Israel will raise its reserve mobilization cap to 400,000 from 280,000, while roughly 1,000 U.S. soldiers from the 82nd Airborne are expected to deploy to the Middle East. Iran says it will continue charging fees for passage through the Strait of Hormuz and may coordinate transit, heightening risk to oil flows and energy markets; the Philippines declared a national emergency over energy supply risks. About 290 U.S. service members have been injured (up from ~200 last week) and a U.S.-Iran meeting in Islamabad remains possible but uncertain, keeping markets in a volatile, risk-off posture.

Analysis

The current mix of high-profile back-channel diplomacy plus visible force projection creates a two-way market: a short, sharp premium that can spike on kinetic events and a rapid unwind if credible concessions surface. Expect volatility clusters over the next 2–8 weeks around negotiation milestones (meetings, public statements) where crude and freight benchmarks can gap 5–15% intraweek; a signed, verifiable pause could erase much of that premium within 2–6 weeks. Operationally, any sustained disruption or formal tolling of the Strait of Hormuz forces predictable second-order economics: tanker demand for longer Cape routes jumps, average voyage times to Asia/Europe lengthen by several days (adding 10–30% fuel/time cost), and war‑risk insurance on Gulf transits can spike multiplex, pressuring integrated refiners with tight margins and squeezing just‑in‑time supply chains for petrochemicals.

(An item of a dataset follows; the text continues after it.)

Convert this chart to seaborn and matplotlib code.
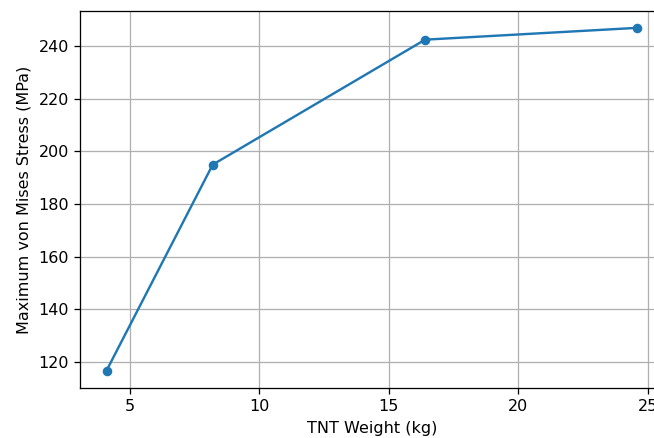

This flow dynamic favors asset-light owners of tankers and insurance underwriters while penalizing firms with long, low-margin refining runs and airlines dependent on narrow jet-fuel spreads. Politically driven reserve mobilizations and regional procurement accelerations create a multi-quarter procurement tail for defense primes and parts suppliers, but crowding risk is real: a rapid détente would produce a technical unwind across energy, shipping and defense, amplifying losses for levered carry trades. Tail scenarios remain asymmetric — a wider regional conflagration pushes Brent north of $120 within months and would materially impact EM balances and credit spreads, while a credible deal removes the macro risk premium unusually fast.